Two-Stage Nonparametric Estimation

Updated 4 December 2025

Two-stage nonparametric estimation is a sequential procedure that first estimates latent variables or nuisance parameters nonparametrically before using these estimates in a second-stage regression to infer the target function.
It applies methods such as kernel smoothing and series expansion in the first stage and local-linear regression in the second, addressing issues like unobserved covariates and endogeneity.
The approach balances bias-variance tradeoffs through careful bandwidth selection and undersmoothing, achieving minimax optimal rates and asymptotic normality under standard regularity conditions.

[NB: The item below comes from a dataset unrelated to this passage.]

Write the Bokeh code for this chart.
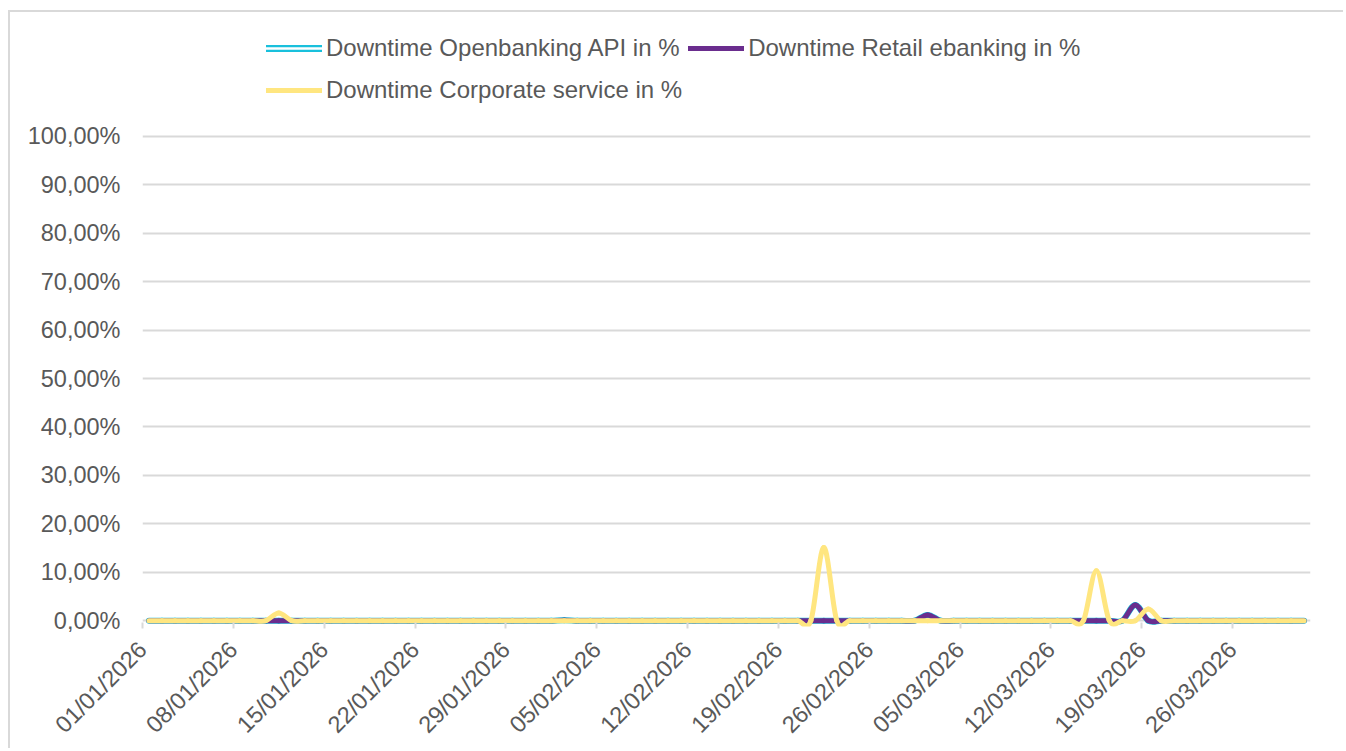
import math
import pandas as pd
from bokeh.plotting import figure
from bokeh.models import (Range1d, FixedTicker, CustomJSTickFormatter, Legend,
                          LegendItem, ColumnDataSource)
from bokeh.embed import file_html
from bokeh.resources import INLINE

# ---------------- data ----------------
dates = [d.strftime("%d/%m/%Y") for d in pd.date_range("2026-01-01", "2026-03-31", freq="D")]

tick_labels = ["01/01/2026", "08/01/2026", "15/01/2026", "22/01/2026", "29/01/2026",
               "05/02/2026", "12/02/2026", "19/02/2026", "26/02/2026", "05/03/2026",
               "12/03/2026", "19/03/2026", "26/03/2026"]

# values in %
openbanking_api = [
    0, 0, 0, 0, 0, 0, 0, 0, 0, 0,
    0, 0, 0, 0, 0, 0, 0, 0, 0, 0,
    0, 0, 0, 0, 0, 0, 0, 0, 0, 0,
    0, 0, 0.1, 0, 0, 0, 0, 0, 0, 0,
    0, 0, 0, 0, 0, 0, 0, 0, 0, 0,
    0, 0, 0, 0, 0, 0, 0, 0, 0, 0,
    1.2, 0, 0, 0, 0, 0, 0, 0, 0, 0,
    0, 0, 0, 0, 0, 0, 3.25, 0, 0, 0,
    0, 0, 0, 0, 0, 0, 0, 0, 0, 0,
]
retail_ebanking = [
    0, 0, 0, 0, 0, 0, 0, 0, 0, 0,
    0, 0, 0, 0, 0, 0, 0, 0, 0, 0,
    0, 0, 0, 0, 0, 0, 0, 0, 0, 0,
    0, 0, 0.1, 0, 0, 0, 0, 0, 0, 0,
    0, 0, 0, 0, 0, 0, 0, 0, 0, 0,
    0, 0, 0, 0, 0, 0, 0, 0, 0, 0,
    1.2, 0, 0, 0, 0, 0, 0, 0, 0, 0,
    0, 0, 0, 0, 0, 0, 3.25, 0, 0, 0,
    0, 0, 0, 0, 0, 0, 0, 0, 0, 0,
]
corporate_service = [
    0, 0, 0, 0, 0, 0, 0, 0, 0, 0,
    1.6, 0, 0, 0, 0, 0, 0, 0, 0, 0,
    0, 0, 0, 0, 0, 0, 0, 0, 0, 0,
    0, 0, 0, 0, 0, 0, 0, 0, 0, 0,
    0, 0, 0, 0, 0, 0, 0, 0, 0, 0,
    0, 0, 15.1, 0, 0, 0, 0, 0, 0, 0,
    0, 0, 0, 0, 0, 0, 0, 0, 0, 0,
    0, 0, 0, 10.3, 0, 0, 0, 2.4, 0, 0,
    0, 0, 0, 0, 0, 0, 0, 0, 0, 0,
]

series_names = ["Downtime Openbanking API in %", "Downtime Retail ebanking in %",
                "Downtime Corporate service in %"]

CYAN = "#19C0DC"
PURPLE = "#6A2D8E"
YELLOW = "#FFE680"
TEXT = "#595959"
GRID = "#D9D9D9"
FONT = "Liberation Sans"


def smooth_source(vals):
    """Excel-like smoothed line as cubic Bezier segments (Catmull-Rom control points)."""
    n = len(vals)
    xs = [i + 0.5 for i in range(n)]          # centre of each day cell
    ex = [xs[0]] + xs + [xs[-1]]
    ey = [vals[0]] + list(vals) + [vals[-1]]
    d = dict(x0=[], y0=[], x1=[], y1=[], cx0=[], cy0=[], cx1=[], cy1=[])
    for i in range(n - 1):
        a, b, c, e = i, i + 1, i + 2, i + 3
        d["x0"].append(ex[b]); d["y0"].append(ey[b])
        d["x1"].append(ex[c]); d["y1"].append(ey[c])
        d["cx0"].append(ex[b] + (ex[c] - ex[a]) / 6.0)
        d["cy0"].append(ey[b] + (ey[c] - ey[a]) / 6.0)
        d["cx1"].append(ex[c] - (ex[e] - ex[b]) / 6.0)
        d["cy1"].append(ey[c] - (ey[e] - ey[b]) / 6.0)
    return ColumnDataSource(d)


p = figure(width=1335, height=738,
           x_range=Range1d(0, len(dates)), y_range=Range1d(-1.2, 125.6),
           output_backend="svg", toolbar_location=None,
           min_border_left=132, min_border_right=35,
           min_border_top=0, min_border_bottom=122)
p.styles = {"border-top": "2px solid #D9D9D9", "border-left": "2px solid #D9D9D9",
            "margin-top": "10px", "margin-left": "8px"}
p.outline_line_color = None
p.background_fill_color = "white"
p.border_fill_color = "white"

# grid
p.xgrid.visible = False
p.ygrid.ticker = FixedTicker(ticks=list(range(0, 101, 10)))
p.ygrid.grid_line_color = GRID
p.ygrid.grid_line_width = 2

# y axis
p.yaxis.ticker = FixedTicker(ticks=list(range(0, 101, 10)))
p.yaxis.formatter = CustomJSTickFormatter(code="return tick.toFixed(2).replace('.', ',') + '%';")
p.yaxis.axis_line_color = None
p.yaxis.major_tick_line_color = None
p.yaxis.minor_tick_line_color = None
p.yaxis.major_tick_in = 0
p.yaxis.major_tick_out = 0
p.yaxis.major_label_standoff = 22
p.yaxis.major_label_text_font = FONT
p.yaxis.major_label_text_font_size = "23.5px"
p.yaxis.major_label_text_color = TEXT

# x axis
tick_pos = [dates.index(t) for t in tick_labels]
p.xaxis.ticker = FixedTicker(ticks=tick_pos)
p.xaxis.major_label_overrides = {pos: lab for pos, lab in zip(tick_pos, tick_labels)}
p.xaxis.axis_line_color = None
p.xaxis.major_tick_line_color = GRID
p.xaxis.major_tick_line_width = 2
p.xaxis.major_tick_in = 4
p.xaxis.major_tick_out = 2
p.xaxis.minor_tick_line_color = None
p.xaxis.major_label_orientation = math.pi / 4
p.xaxis.major_label_standoff = 17
p.xaxis.major_label_text_font = FONT
p.xaxis.major_label_text_font_size = "23.5px"
p.xaxis.major_label_text_color = TEXT

# series
src_api = smooth_source(openbanking_api)
src_ret = smooth_source(retail_ebanking)
src_cor = smooth_source(corporate_service)
bz = dict(x0="x0", y0="y0", x1="x1", y1="y1", cx0="cx0", cy0="cy0", cx1="cx1", cy1="cy1")
p.bezier(source=src_api, line_color=CYAN, line_width=6, line_cap="round", **bz)
p.bezier(source=src_api, line_color="white", line_width=2, line_cap="round", **bz)
p.bezier(source=src_ret, line_color=PURPLE, line_width=5, line_cap="round", **bz)
p.bezier(source=src_cor, line_color=YELLOW, line_width=5, line_cap="round", **bz)

# legend proxies (a single undrawable point so the legend glyph is rendered)
nan = float("nan")
l_api_o = p.line(x=[nan], y=[nan], line_color=CYAN, line_width=7, line_cap="round")
l_api_i = p.line(x=[nan], y=[nan], line_color="white", line_width=2.5, line_cap="round")
l_ret = p.line(x=[nan], y=[nan], line_color=PURPLE, line_width=5, line_cap="round")
l_cor = p.line(x=[nan], y=[nan], line_color=YELLOW, line_width=5, line_cap="round")

legend = Legend(items=[
    LegendItem(label=series_names[0], renderers=[l_api_o, l_api_i]),
    LegendItem(label=series_names[1], renderers=[l_ret]),
    LegendItem(label=series_names[2], renderers=[l_cor]),
], location=(124, 518), orientation="horizontal", ncols=2)
legend.padding = 0
legend.margin = 0
legend.spacing = 6
legend.border_line_color = None
legend.background_fill_alpha = 0
legend.glyph_width = 56
legend.glyph_height = 36
legend.label_height = 36
legend.label_standoff = 4
legend.label_text_font = FONT
legend.label_text_font_size = "24px"
legend.label_text_color = TEXT
p.add_layout(legend, "center")

open("out.html", "w").write(file_html(p, INLINE))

Two-stage nonparametric estimation refers to a broad class of statistical procedures in which parameter or function estimation is performed sequentially: a first stage is devoted to estimating nuisance parameters or latent variables (often by nonparametric methods), and a second stage utilizes the outputs of the first stage as covariates or as components in constructing the final estimator. This framework arises in numerous contexts, including generated regressor models, semiparametric instrumental variables, off-policy evaluation, structural models, and modern causal inference. Two-stage strategies are essential in situations where certain regression inputs or quantities of interest are not directly observable and must be estimated from data.

1. General Methodology

The canonical setup for two-stage nonparametric estimation involves a structural model: $Y_i = m(T_i, X_i) + \varepsilon_i, \quad E[\varepsilon_i \mid T_i,X_i] = 0,$ where $T_i = g(Z_i)$ is a latent or constructed covariate, not observed directly but estimated in the first stage. The primary goal is to estimate $m(t,x) = E[Y \mid T=t, X=x]$ . The estimation proceeds as follows:

Stage 1 (Pilot/First-Stage Estimation):

Estimate $g(\cdot)$ nonparametrically, obtaining $\hat{T}_i = \hat{g}(Z_i)$ via kernel smoothing or series/sieve expansion. The resulting error is typically characterized as

$\delta_n = O_p(h_1^{q+1} + (n h_1^{d_Z})^{-1/2}),$

with $h_1$ the pilot-bandwidth and $q$ the local polynomial order (Mammen et al., 2012).

Stage 2 (Main/Second-Stage Estimation):

Treat the estimated $\hat{T}_i$ as regressors and perform a nonparametric regression (typically local-linear) of $Y_i$ on $(\hat{T}_i, X_i)$ : $(\hat{m}(x), \hat{\beta}) = \arg\min_{\alpha, \beta} \sum_{i=1}^n \left[Y_i - \alpha - \beta^\top (\hat{R}_i-x)\right]^2 K_{h_2}(\hat{R}_i-x),$ where $\hat{R}_i=(\hat{T}_i, X_i)$ , $x=(t,x)$ , and $K_{h_2}$ is a product kernel with bandwidth $h_2$ .

2. Asymptotic Theory and Stochastic Expansions

A key result from (Mammen et al., 2012) is a stochastic expansion quantifying the impact of the first-stage estimation on the final estimator: $\hat{m}(x) - m(x) = A_n(x) + B_n(x) + o_p(r_n),$ where:

$A_n(x)$ is the primary (oracle) term, which would be the error if $T_i$ were observed.
$B_n(x)$ is an explicit correction term arising from using $\hat{T}_i$ instead of $T_i$ .
$r_n$ is the rate dictated by the slower of the two stages.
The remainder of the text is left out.